Der jüngste Auftritt von Wladimir Putin, in dem er die „Doppelmoral“ des Westens anprangerte, könnte auf weiterreichende geopolitische Ziele Russlands hinweisen, die über den aktuellen Konflikt in der Ukraine hinausgehen. Putins Kritik an der NATO-Erweiterung und an den verletzten Sicherheitsgarantien, die Russland nach dem Zerfall der Sowjetunion gegeben wurden, könnte als Zeichen für die Ambition Moskaus gewertet werden, eine geopolitische Neuordnung Europas anzustreben.
Das Versprechen, das die NATO 1990 bezüglich einer Nicht-Erweiterung nach Osten gemacht haben soll, spielte eine entscheidende Rolle bei der deutschen Wiedervereinigung. NATO-Entscheidungen der 1990er Jahre, die den Beitritt ehemaliger Mitglieder des Warschauer Pakts und später sowjetischer Republiken ermöglichten, betrachtet Russland heute als eine Bedrohung. Angesichts der historischen und strategischen Bedeutung Deutschlands für Russland könnte Moskau unter bestimmten Bedingungen sogar eine erneute Teilung Deutschlands anstreben, um eine „Sicherheitszone“ wiederherzustellen, die zuvor durch die DDR bestand.
Nach der Wiedervereinigung Deutschlands und der NATO-Erweiterung sehen russische Entscheidungsträger heute in dieser Entwicklung eine „strategische Fehlentscheidung“, die Russlands Sicherheitslage erschwert hat. Russlands langfristige Vision könnte daher darauf abzielen, durch wirtschaftlichen oder digitalen Druck eine Einflusssphäre in Europa wiederherzustellen und möglicherweise auch Einfluss in Gebieten des ehemaligen Ostdeutschlands zu gewinnen.
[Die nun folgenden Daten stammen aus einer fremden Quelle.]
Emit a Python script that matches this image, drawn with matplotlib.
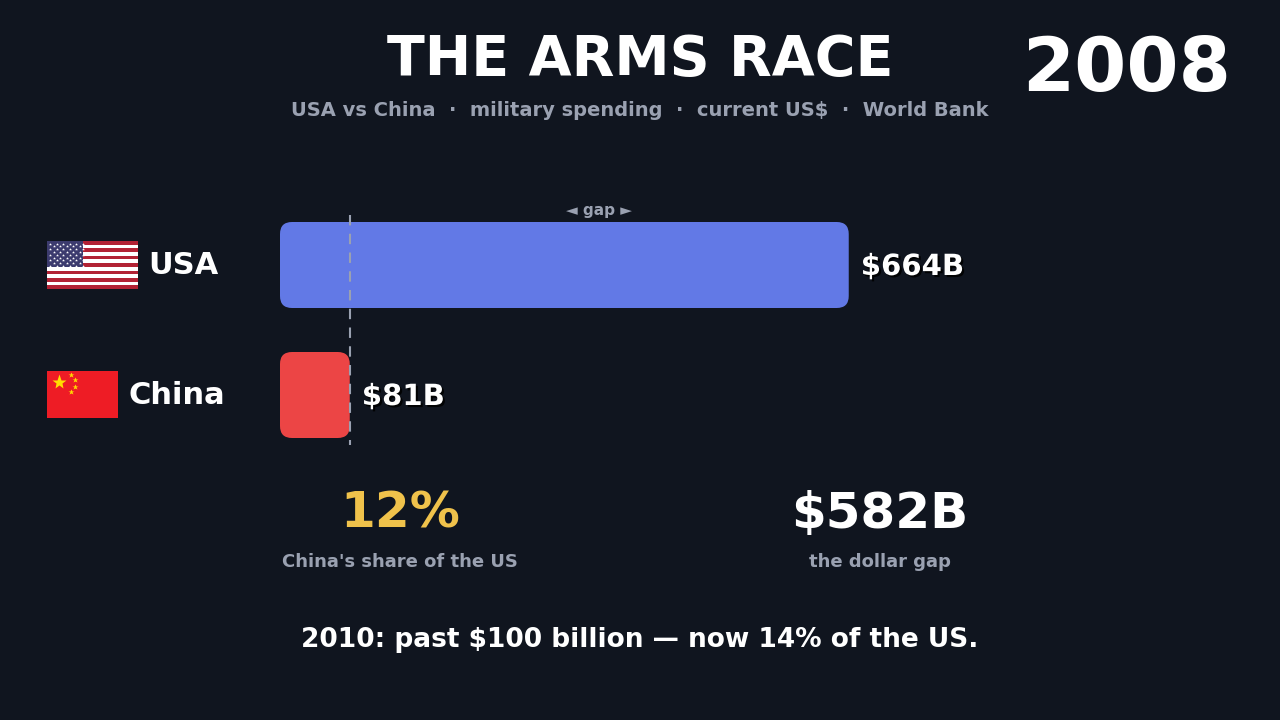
import matplotlib.pyplot as plt
import matplotlib.patheffects as pe
from matplotlib.patches import FancyBboxPatch, Rectangle

year = "2008"
countries = ["USA", "China"]
spending = [663.7, 81.4]  # billions current US$
colors = ["#6279e6", "#ec4545"]
note = "2010: past $100 billion \u2014 now 14% of the US."

BG = "#10151f"
GREY = "#9aa1b1"
PX = 569 / 664  # pixels per billion

fig = plt.figure(figsize=(12.8, 7.2), dpi=100, facecolor=BG)
# overlay in pixel coordinates
ov = fig.add_axes([0, 0, 1, 1])
ov.set_xlim(0, 1280)
ov.set_ylim(720, 0)
ov.axis("off")

# bar axes: x in billions, y in pixels
ax = fig.add_axes([280 / 1280, 0, 1000 / 1280, 1])
ax.set_xlim(0, 1000 / PX)
ax.set_ylim(720, 0)
ax.axis("off")
ax.patch.set_alpha(0)

shadow = [pe.withSimplePatchShadow(offset=(1.5, -1.5), shadow_rgbFace="black", alpha=0.9)]
ys = [265, 395]
for c, v, col, y in zip(countries, spending, colors, ys):
    r = 12 / PX
    ax.add_patch(FancyBboxPatch((0, y - 43), v, 86,
                                boxstyle=f"round,pad=0,rounding_size={r}",
                                mutation_aspect=PX, fc=col, ec="none"))
    ax.text(v + 12 / PX, y + 2, f"${v:.0f}B", color="white", fontsize=21,
            fontweight="bold", va="center", ha="left", path_effects=shadow)

usa, china = spending
ax.plot([china, china], [215, 445], color=GREY, lw=1.5, ls=(0, (5, 4)))
ax.text((china + usa) / 2, 211, "\u25c4 gap \u25ba", color=GREY, fontsize=11,
        fontweight="bold", ha="center", va="center")

# labels
ov.text(148, 266, "USA", color="white", fontsize=22, fontweight="bold", va="center")
ov.text(129, 396, "China", color="white", fontsize=22, fontweight="bold", va="center")

# US flag
x0, y0, w, h = 47, 241, 91, 48
for i in range(13):
    ov.add_patch(Rectangle((x0, y0 + i * h / 13), w, h / 13,
                           fc="#b22234" if i % 2 == 0 else "white", ec="none"))
ov.add_patch(Rectangle((x0, y0), w * 0.4, h * 7 / 13, fc="#3c3b6e", ec="none"))
for r_ in range(9):
    n = 6 if r_ % 2 == 0 else 5
    off = 3 if r_ % 2 == 0 else 6.5
    for k in range(n):
        ov.plot(x0 + off + k * 6.5, y0 + 2.5 + r_ * 2.8, marker="*", ms=2.2,
                color="white", mec="none")

# China flag
cx0, cy0, cw, ch = 47, 371, 71, 47
ov.add_patch(Rectangle((cx0, cy0), cw, ch, fc="#ee1c25", ec="none"))
ov.plot(cx0 + 12, cy0 + 11, marker="*", ms=11, color="#ffde00", mec="none")
for dx, dy in [(24, 4), (28, 9), (28, 16), (24, 21)]:
    ov.plot(cx0 + dx, cy0 + dy, marker="*", ms=4, color="#ffde00", mec="none")

# titles
ov.text(640, 60, "THE ARMS RACE", color="white", fontsize=40, fontweight="bold",
        ha="center", va="center")
ov.text(640, 111, "USA vs China  \u00b7  military spending  \u00b7  current US$  \u00b7  World Bank",
        color=GREY, fontsize=14, fontweight="bold", ha="center", va="center")
ov.text(1127, 71, year, color="white", fontsize=54, fontweight="bold",
        ha="center", va="center")

# stats
share = round(china / usa * 100)
gap = usa - china
ov.text(400, 514, f"{share}%", color="#f0c24b", fontsize=36, fontweight="bold",
        ha="center", va="center")
ov.text(400, 562, "China's share of the US", color=GREY, fontsize=13,
        fontweight="bold", ha="center", va="center")
ov.text(880, 514, f"${gap:.0f}B", color="white", fontsize=36, fontweight="bold",
        ha="center", va="center")
ov.text(880, 562, "the dollar gap", color=GREY, fontsize=13,
        fontweight="bold", ha="center", va="center")

ov.text(640, 640, note, color="white", fontsize=19, fontweight="bold",
        ha="center", va="center")

fig.savefig("out.png", dpi=100, facecolor=BG)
In diesem Sinne könnte Putins Forderung nach einer „gerechteren globalen Politik“ nicht nur eine Neuverteilung der Macht in Europa implizieren, sondern auch eine Einladung zur Überprüfung internationaler Grenzen und Einflusssphären.
Letztlich könnte Russlands geopolitische Ambition auf die Wiederherstellung einer Einflusszone zielen, die das NATO-Engagement in Polen, den baltischen Staaten und anderen osteuropäischen Staaten begrenzen würde. Dies würde Deutschland und Europa als Ganzes vor Herausforderungen stellen, die weit über den aktuellen Ukraine-Konflikt hinausgehen.